What I found most refreshing about the entire LBG campaign was perhaps a post by contributor Calvin Soh. In it, he offers a fresh perspective on nurturing and preparing his children for a workforce where artificial intelligence (AI) will impact many industries and take away many jobs.

Soh has guided his children into developing a growth mindset – where failure is not seen as a sign of incompetence but rather an opportunity for growth.

Citing the limitations of AI, Soh Said: “AI can’t create, imagine, love, empathise, take
risks, make a gut call, or be street-smart.”

He thinks the growth mindset would either prepare his children for the future workforce,
or at least give them a slight advantage in being adaptable to changes. They’d also know that failure is part of the journey to success.

Which is what I learned, but only years after my father’s passing.

But I’m not in any way blaming my father for focusing on grades.

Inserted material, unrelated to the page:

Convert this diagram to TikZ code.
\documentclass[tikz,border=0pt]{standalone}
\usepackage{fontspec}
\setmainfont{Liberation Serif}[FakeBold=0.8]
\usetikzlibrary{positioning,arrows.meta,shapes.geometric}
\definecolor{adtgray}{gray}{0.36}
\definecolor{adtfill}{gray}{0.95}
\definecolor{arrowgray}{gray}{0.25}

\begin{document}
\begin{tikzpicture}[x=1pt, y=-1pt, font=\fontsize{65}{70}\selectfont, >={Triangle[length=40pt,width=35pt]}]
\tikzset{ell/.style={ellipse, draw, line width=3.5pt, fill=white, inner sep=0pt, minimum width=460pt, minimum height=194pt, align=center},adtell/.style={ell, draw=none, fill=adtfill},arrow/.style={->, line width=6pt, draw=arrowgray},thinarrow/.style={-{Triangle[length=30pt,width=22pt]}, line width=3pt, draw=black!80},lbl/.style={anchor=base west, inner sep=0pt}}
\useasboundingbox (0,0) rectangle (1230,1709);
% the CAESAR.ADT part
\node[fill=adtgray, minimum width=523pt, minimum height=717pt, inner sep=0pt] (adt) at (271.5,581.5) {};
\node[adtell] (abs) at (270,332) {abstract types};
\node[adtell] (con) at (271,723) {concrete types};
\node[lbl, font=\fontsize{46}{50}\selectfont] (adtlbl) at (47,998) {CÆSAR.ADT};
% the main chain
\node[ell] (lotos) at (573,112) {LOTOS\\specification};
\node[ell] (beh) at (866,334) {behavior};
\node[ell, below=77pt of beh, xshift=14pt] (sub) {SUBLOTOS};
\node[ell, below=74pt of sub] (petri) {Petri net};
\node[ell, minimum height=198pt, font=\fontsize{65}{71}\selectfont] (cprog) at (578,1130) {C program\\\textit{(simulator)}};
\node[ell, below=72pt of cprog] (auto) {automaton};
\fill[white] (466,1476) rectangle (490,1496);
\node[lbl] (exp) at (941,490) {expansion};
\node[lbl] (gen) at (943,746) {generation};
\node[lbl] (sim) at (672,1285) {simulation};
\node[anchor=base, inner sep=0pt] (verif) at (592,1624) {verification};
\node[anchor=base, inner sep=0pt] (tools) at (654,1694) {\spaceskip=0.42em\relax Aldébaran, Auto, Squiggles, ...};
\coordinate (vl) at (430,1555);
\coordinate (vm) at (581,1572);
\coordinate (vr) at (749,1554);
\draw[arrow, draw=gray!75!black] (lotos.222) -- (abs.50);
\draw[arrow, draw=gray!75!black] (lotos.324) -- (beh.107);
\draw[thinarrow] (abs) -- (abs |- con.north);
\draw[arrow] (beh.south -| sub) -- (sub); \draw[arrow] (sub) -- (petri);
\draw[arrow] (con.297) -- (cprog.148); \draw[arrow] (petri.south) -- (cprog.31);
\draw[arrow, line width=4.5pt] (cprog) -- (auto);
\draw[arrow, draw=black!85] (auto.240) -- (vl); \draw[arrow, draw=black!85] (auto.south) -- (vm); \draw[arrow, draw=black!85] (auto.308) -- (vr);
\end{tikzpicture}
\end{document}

And I won’t get into the argument about whether grades matter or not, because that’s not what this campaign is about. Instead, I hope parents would give their 12-year-old child, regardless of their PSLE grade, a nurturing environment where they can develop their potential to the fullest, in all the time they need, to achieve their goals and realise their dreams in life. Because, despite his best efforts, that is something my father couldn’t do.

I intend to do that for my child, when I finally have one. And I am sure my father will be proud of me for that.